=== DATA EXCERPT ===
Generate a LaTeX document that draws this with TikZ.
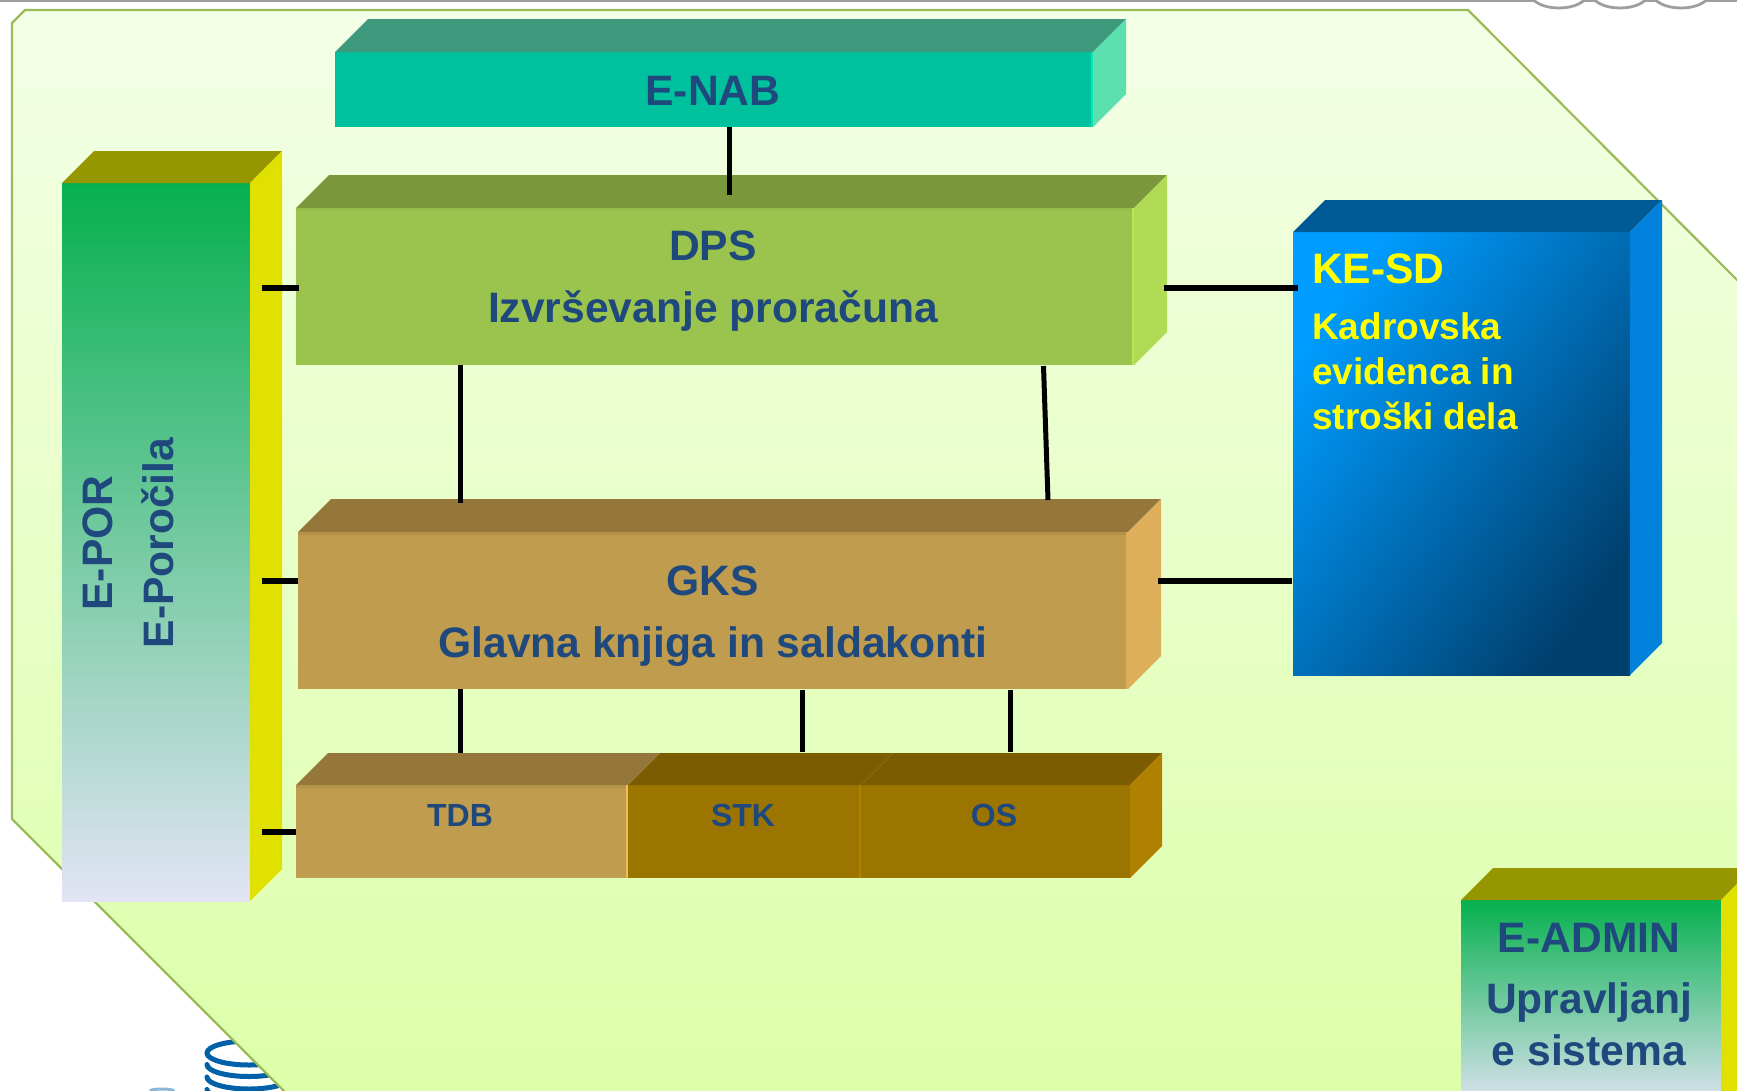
\documentclass[tikz,border=0pt]{standalone}
\usepackage{fontspec}
\setmainfont{Liberation Sans}
\usetikzlibrary{calc}
\definecolor{txtblue}{HTML}{1F497D}
\definecolor{txtyel}{RGB}{255,255,0}
\definecolor{ringblue}{HTML}{0060A8}
\definecolor{FFtop}{HTML}{F3FFE6}
\definecolor{FFbot}{HTML}{DCFFA8}
\definecolor{panelline}{HTML}{9BBB59}
\definecolor{enabf}{HTML}{00C19E}
\definecolor{enabt}{HTML}{3E9A7C}
\definecolor{enabs}{HTML}{5CE0B0}
\definecolor{dpsf}{HTML}{9BC44F}
\definecolor{dpst}{HTML}{7A973C}
\definecolor{dpss}{HTML}{B0DC55}
\definecolor{gksf}{HTML}{BF9C4E}
\definecolor{gkst}{HTML}{95763B}
\definecolor{gkss}{HTML}{DDAF5A}
\definecolor{stkf}{HTML}{9C7400}
\definecolor{stkt}{HTML}{7C5C00}
\definecolor{stks}{HTML}{B08000}
\definecolor{eatop}{HTML}{06B04F}
\definecolor{eabot}{HTML}{E2E4F4}
\definecolor{eat}{HTML}{969600}
\definecolor{eas}{HTML}{E1E100}
\definecolor{kea}{HTML}{009CFF}
\definecolor{keb}{HTML}{0082D8}
\definecolor{kec}{HTML}{00406E}
\definecolor{ket}{HTML}{005A96}
\definecolor{kes}{HTML}{0082DC}
\definecolor{enabe}{HTML}{00E8B8}
\definecolor{dpse}{HTML}{B8E850}
\definecolor{tdbe}{HTML}{EEBE5E}
\tikzset{
  lbl/.style={anchor=base,inner sep=0pt,text=txtblue,font=\bfseries\fontsize{42.6}{42.6}\selectfont},
  small/.style={lbl,font=\bfseries\fontsize{32}{32}\selectfont},
  yel/.style={lbl,anchor=base west,text=txtyel},
  yels/.style={yel,font=\bfseries\fontsize{37}{37}\selectfont},
  link/.style={draw=black,line width=6pt},
  vlink/.style={draw=black,line width=5pt},
  ring/.style={draw=ringblue,line width=5pt,line cap=round},
  strip/.style={line width=2.4pt},
  band/.style={line width=3pt},
}
% name, x0, y0, x1, y1, front options, top colour, side colour, depth
\newcommand\prism[9]{%
  \node[anchor=north west,inner sep=0pt,outer sep=0pt,
        minimum width={(#4-#2)*1pt},minimum height={(#5-#3)*1pt},#6] (#1) at (#2,#3) {};
  \fill[#7] (#1.north west) -- ++(#9,-#9) -- ($(#1.north east)+(#9,-#9)$) -- (#1.north east) -- cycle;
  \fill[#8] (#1.north east) -- ++(#9,-#9) -- ($(#1.south east)+(#9,-#9)$) -- (#1.south east) -- cycle;
}
\begin{document}
\begin{tikzpicture}[x=1pt,y=-1pt]
\useasboundingbox (0,0) rectangle (1737,1090);
\clip (0,0) rectangle (1737,1090);
% top rule with rings
\draw[draw=black!38,line width=2.4pt] (0,0.5) -- (1737,0.5);
\foreach \cx in {1559,1620,1681}
  \draw[draw=black!38,line width=2.8pt,fill=white] (\cx,-6) ellipse [x radius=28,y radius=14];
% database rings behind the panel
\draw[ring] (249,1053) ellipse [x radius=42,y radius=12];
\foreach \ry in {1064.5,1077,1089.5}
  \draw[ring] (207,\ry) arc [start angle=180,end angle=0,x radius=42,y radius=12];
\draw[draw=ringblue!45,line width=3pt] (150,1091) arc [start angle=180,end angle=360,x radius=12,y radius=2];
% panel
\path[top color=FFtop,bottom color=FFbot,draw=panelline,line width=2.2pt]
  (12,23) -- (25,10) -- (1468,10) -- (1760,303) -- (1760,1120) -- (313,1120) -- (12,819) -- cycle;
% boxes
\prism{enab}{335}{52}{1093}{127}{fill=enabf}{fill=enabt}{fill=enabs}{33}
\prism{dps}{296}{208}{1134}{365}{fill=dpsf}{fill=dpst}{fill=dpss}{33}
\prism{gks}{298}{532}{1128}{689}{fill=gksf}{fill=gkst}{fill=gkss}{33}
\prism{tdb}{296}{785}{628}{878}{fill=gksf}{fill=gkst}{fill=gkss}{32}
\prism{stk}{628}{785}{861}{878}{fill=stkf}{fill=stkt}{fill=stks}{32}
\prism{os}{861}{785}{1130}{878}{fill=stkf}{fill=stkt}{fill=stks}{32}
\prism{epor}{62}{183}{250}{901}{top color=eatop,bottom color=eabot}{fill=eat}{fill=eas}{32}
\prism{kesd}{1293}{232}{1630}{675}{top color=kea,middle color=keb,bottom color=kec,shading angle=55}{fill=ket}{fill=kes}{32}
\prism{eadmin}{1461}{900}{1721}{1110}{top color=eatop,bottom color=eabot}{fill=eat}{fill=eas}{32}
% bevel strips
\draw[strip,draw=enabe] ([xshift=-1pt]enab.north east) -- ([xshift=-1pt]enab.south east);
\draw[strip,draw=dpse] ([xshift=-1pt]dps.north east) -- ([xshift=-1pt]dps.south east);
\draw[strip,draw=gkss] ([xshift=-1pt]gks.north east) -- ([xshift=-1pt]gks.south east);
\draw[strip,draw=tdbe] ([xshift=-1pt]tdb.north east) -- ([xshift=-1pt]tdb.south east);
\draw[strip,draw=stks] ([xshift=-1pt]stk.north east) -- ([xshift=-1pt]stk.south east);
\draw[band,draw=dpsf!85!dpst] ([yshift=-1.5pt]dps.north west) -- ([yshift=-1.5pt,xshift=-2pt]dps.north east);
\draw[band,draw=gksf!75!gkst] ([yshift=-1.5pt]gks.north west) -- ([yshift=-1.5pt,xshift=-2pt]gks.north east);
\draw[band,draw=gksf!75!gkst] ([yshift=-1.5pt]tdb.north west) -- ([yshift=-1.5pt,xshift=-2pt]tdb.north east);
% labels
\node[lbl] (t1) at (713,105) {E-NAB};
\node[lbl] (t2) at (713,260) {DPS};
\node[lbl] (t3) at (713,322) {Izvrševanje proračuna};
\node[lbl] (t4) at (713,595) {GKS};
\node[lbl] (t5) at (713,657) {Glavna knjiga in saldakonti};
\node[small] (t6) at (460,826) {TDB};
\node[small] (t7) at (743,826) {STK};
\node[small] (t8) at (994,826) {OS};
\node[lbl,rotate=90] (t9) at (112,543) {E-POR};
\node[lbl,rotate=90] (t10) at (173,543) {E-Poročila};
\node[yel] (t11) at (1312,283) {KE-SD};
\node[yels] (t12) at (1312,339) {Kadrovska};
\node[yels] (t13) at (1312,384) {evidenca in};
\node[yels] (t14) at (1312,429) {stroški dela};
\node[lbl] (t15) at (1589,952) {E-ADMIN};
\node[lbl] (t16) at (1589,1013) {Upravljanj};
\node[lbl] (t17) at (1589,1065) {e sistema};
% connector ends
\coordinate (a1) at (729,127);   \coordinate (a2) at (729,195);
\coordinate (b1) at (262,288);   \coordinate (b2) at (299,288);
\coordinate (c1) at (1164,288);  \coordinate (c2) at (1298,288);
\coordinate (d1) at (460,365);   \coordinate (d2) at (460,503);
\coordinate (e1) at (1043.5,366);\coordinate (e2) at (1048,500);
\coordinate (f1) at (262,580.5); \coordinate (f2) at (298,580.5);
\coordinate (g1) at (1158,580.5);\coordinate (g2) at (1292,580.5);
\coordinate (h1) at (460,689);   \coordinate (h2) at (460,753);
\coordinate (i1) at (802,690);   \coordinate (i2) at (802,752);
\coordinate (j1) at (1010,690);  \coordinate (j2) at (1010,752);
\coordinate (k1) at (262,832);   \coordinate (k2) at (296,832);
\foreach \p/\q in {b1/b2,c1/c2,f1/f2,g1/g2,k1/k2}
  \draw[link] (\p) -- (\q);
\foreach \p/\q in {a1/a2,d1/d2,e1/e2,h1/h2,i1/i2,j1/j2}
  \draw[vlink] (\p) -- (\q);
\end{tikzpicture}
\end{document}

=== TASK TO CARRY OUT ===
Track down the lines that include the word "with" and copy them.

=== THE RESPONSE ===
Generate a LaTeX document that draws this with TikZ.
% top rule with rings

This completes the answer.